Capture accounts for more than half of the costs in a CCS value chain. Here from the capture plant at Heidelberg Materials’ cement factory in Brevik, which opened in June 2025. Photo: Heidelberg Materials.
Europe
Carbon Capture & Storage

Progress over perfection

Equinor’s renewables chief calls for pragmatism and collaboration to make CCS economically viable and store up to 50 million tonnes of CO2 annually by 2035

The Norwegian continental shelf offers a wealth of opportunities for new industries alongside and after oil, and car­bon capture and storage (CCS) has gained a solid foothold. Northern Lights has started commercial storage, and interest in new CCS licenses is high.

Equinor aims to store 30 – 50 Mt of CO2 an­nually by 2035, roughly equivalent to Norway’s emissions (45 Mt of CO2 equivalent in 2024).

The company is in­volved in projects such as Northern Lights and En­durance in the North Sea, Bayou Bend in the USA and Kalundborg in Den­mark, as well as a planned pipeline from the European mainland to the North Sea.

At the World CCUS Conference in Bergen in September, Andreas Jagtøyen, SVP of Renew­able and Low Carbon Technology at Equinor, highlighted that CCS is the most cost-effective way to decarbonise industries where cutting emissions is challenging.

Equinor has been re­injecting CO2  at Sleipner since 1996 and at Snøhvit since 2008. Andreas point­ed out that the company has so far stored more than 27 Mt of CO2 in the frame­work of these projects.

“It is promising and impressive,” he said at the conference, “but it took us 30 years. We need to in­crease the pace significant­ly to solve the challenges of the future.”

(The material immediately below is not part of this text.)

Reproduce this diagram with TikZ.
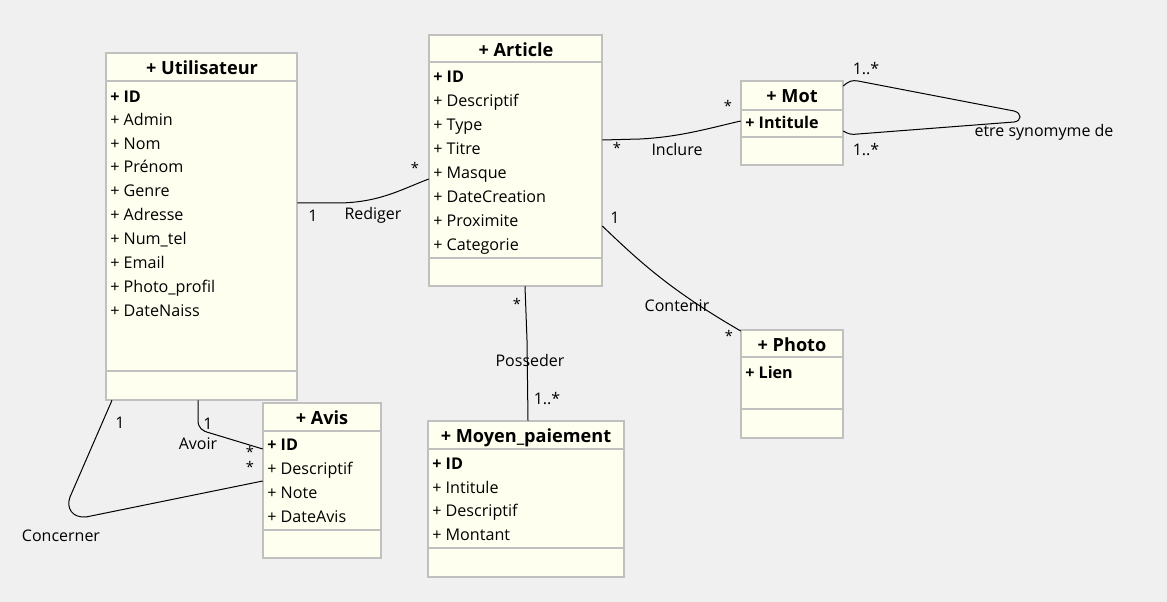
\documentclass[tikz,border=0pt]{standalone}
\usepackage{fontspec}
\setmainfont{Open Sans}
\usetikzlibrary{fit}
\definecolor{bg}{HTML}{F0F0F0}
\definecolor{boxfill}{HTML}{FFFFF0}
\definecolor{boxline}{HTML}{C0C0C0}
\tikzset{
  attr/.style={anchor=west, inner sep=0, yshift=-1.4pt, text height=9pt, text depth=2.6pt, font=\fontsize{12.1}{14}\selectfont},
  attrb/.style={attr, font=\fontsize{12.1}{14}\selectfont\bfseries},
  utitle/.style={inner sep=0, yshift=-1.4pt, text height=10pt, text depth=3pt, font=\fontsize{13.6}{16}\selectfont\bfseries},
  lbl/.style={inner sep=0, yshift=-1.2pt, text height=9pt, text depth=2.6pt, font=\fontsize{12}{14}\selectfont},
  star/.style={inner sep=0, font=\fontsize{11}{13}\selectfont},
  conn/.style={draw=black, line width=0.75pt},
  frame/.style={draw=boxline, line width=1.5pt, fill=boxfill},
  sepline/.style={draw=boxline, line width=1.5pt},
}
\newcommand{\umlbox}[7]{%
  \draw[frame] (#2,#3) rectangle (#4,#5);
  \draw[sepline] (#2,#6) -- (#4,#6);
  \draw[sepline] (#2,#7) -- (#4,#7);
  \node[inner sep=0, fit={(#2,#3)(#4,#5)}] (#1) {};
}
\begin{document}
\begin{tikzpicture}[x=0.75pt,y=-0.75pt]
\fill[bg] (0,0) rectangle (1167,602);
\useasboundingbox (0,0) rectangle (1167,602);

% ---------- boxes ----------
\umlbox{util}{106}{53}{297}{400}{81}{371}
\node[utitle] (utilT) at (202,68) {+ Utilisateur};
\node[attrb] (u1) at (110,96) {+ ID};
\node[attr] (u2) at (110,119) {+ Admin};
\node[attr] (u3) at (110,143) {+ Nom};
\node[attr] (u4) at (110,166) {+ Prénom};
\node[attr] (u5) at (110,190) {+ Genre};
\node[attr] (u6) at (110,214) {+ Adresse};
\node[attr] (u7) at (110,238) {+ Num\_tel};
\node[attr] (u8) at (110,262) {+ Email};
\node[attr] (u9) at (110,286) {+ Photo\_profil};
\node[attr] (u10) at (110,310) {+ DateNaiss};

\umlbox{article}{429}{35}{602}{286}{62}{258}
\node[utitle] (artT) at (516,50) {+ Article};
\node[attrb] (a1) at (433,76) {+ ID};
\node[attr] (a2) at (433,100) {+ Descriptif};
\node[attr] (a3) at (433,124) {+ Type};
\node[attr] (a4) at (433,148) {+ Titre};
\node[attr] (a5) at (433,172) {+ Masque};
\node[attr] (a6) at (433,196) {+ DateCreation};
\node[attr] (a7) at (433,220) {+ Proximite};
\node[attr] (a8) at (433,244) {+ Categorie};

\umlbox{mot}{741}{81}{843}{165}{110}{137}
\node[utitle] (motT) at (792,96) {+ Mot};
\node[attrb] (m1) at (745,122) {+ Intitule};

\umlbox{photo}{741}{330}{843}{438}{357}{409}
\node[utitle] (photoT) at (792,345) {+ Photo};
\node[attrb] (p1) at (745,372) {+ Lien};

\umlbox{avis}{263}{403}{381}{558}{431}{530}
\node[utitle] (avisT) at (322,418) {+ Avis};
\node[attrb] (v1) at (267,444) {+ ID};
\node[attr] (v2) at (267,468) {+ Descriptif};
\node[attr] (v3) at (267,492) {+ Note};
\node[attr] (v4) at (267,516) {+ DateAvis};

\umlbox{moyen}{428}{421}{624}{577}{449}{548}
\node[utitle] (moyT) at (526,436) {+ Moyen\_paiement};
\node[attrb] (y1) at (432,463) {+ ID};
\node[attr] (y2) at (432,487) {+ Intitule};
\node[attr] (y3) at (432,510) {+ Descriptif};
\node[attr] (y4) at (432,534) {+ Montant};

% ---------- connectors ----------
% Rediger
\draw[conn] (util.east |- 0,203) -- (340,203) .. controls (380,202) and (400,190) .. (article.west |- 0,179);
\node[lbl] (r1) at (313,216) {1};
\node[lbl] (r2) at (373,214) {Rediger};
\node[star] (r3) at (415,168) {*};

% Inclure
\draw[conn] (article.east |- 0,140) -- (640,139) .. controls (680,137) and (710,128) .. (mot.west |- 0,121);
\node[star] (i1) at (617,148) {*};
\node[lbl] (i2) at (677,150) {Inclure};
\node[star] (i3) at (728,106) {*};

% etre synonyme de
\draw[conn] (mot.east |- 0,86) .. controls (849,81) and (852,80) .. (858,81) -- (1014,111) .. controls (1022,113) and (1022,121) .. (1014,122) -- (858,134) .. controls (852,135) and (848,134) .. (mot.east |- 0,131);
\node[lbl] (s1) at (866,69) {1..*};
\node[lbl] (s2) at (866,150) {1..*};
\node[lbl] (s3) at (1044,131) {etre synomyme de};

% Contenir
\draw[conn] (article.east |- 0,226) .. controls (640,262) and (670,290) .. (photo.west |- 0,331);
\node[lbl] (c1) at (615,218) {1};
\node[lbl] (c2) at (677,306) {Contenir};
\node[star] (c3) at (729,336) {*};

% Posseder
\draw[conn] (article.south -| 525,0) -- (527,340) -- (moyen.north -| 528,0);
\node[star] (o1) at (517,304) {*};
\node[lbl] (o2) at (530,361) {Posseder};
\node[lbl] (o3) at (547,399) {1..*};

% Avoir
\draw[conn] (util.south -| 198,0) -- (198,420) .. controls (198,428) and (202,431) .. (210,433) -- (avis.west |- 0,449);
\node[lbl] (v5) at (208,424) {1};
\node[lbl] (v6) at (198,444) {Avoir};
\node[star] (v7) at (250,452) {*};
\node[star] (v8) at (250,467) {*};

% Concerner
\draw[conn] (util.south -| 112,0) -- (70,497) .. controls (66,508) and (72,518) .. (86,517) -- (avis.west |- 0,481);
\node[lbl] (k1) at (120,423) {1};
\node[lbl] (k2) at (61,536) {Concerner};
\end{tikzpicture}
\end{document}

Andreas also stressed that CCS must become economically sustainable if we are to reach the zero emissions targets, and that high costs are a barrier.

“The EU ETS price (EU climate quota price) is currently just under 70 €/t, lower than the actual capture costs. 50 – 70 % of CCS costs are related to capture.”

He called for collabora­tion between academia and operators to reduce costs, but also pointed out that on the transport and storage side, citing Northern Lights as an example, costs (about 75 €/t) must be reduced.

To accelerate the devel­opment of new projects, the low-carbon manager called for pragmatism: “We must talk about what is good enough and accelerate progress over perfection,” he said, referring, among other things, to strict re­quirements for CO2 purity and high capture rates that increase costs significantly.

On the transport side, he proposed flexi­ble solutions, such as di­rect injection from ships into reservoirs to avoid expensive terminals such as the Øygarden facility (Northern Lights).

In conclusion, Jagtøyen called for collaboration across the value chain and to find solutions that are “good enough.” He em­phasised the need for new business models, strategic alliances and ideas for radi­cal cost reductions.

He mentioned, among other things, CO2 utilisa­tion, such as synthetic fuels and building materials, and Equinor’s investment in mineralisation technology to bind CO2 in stable car­bonates in the subsurface.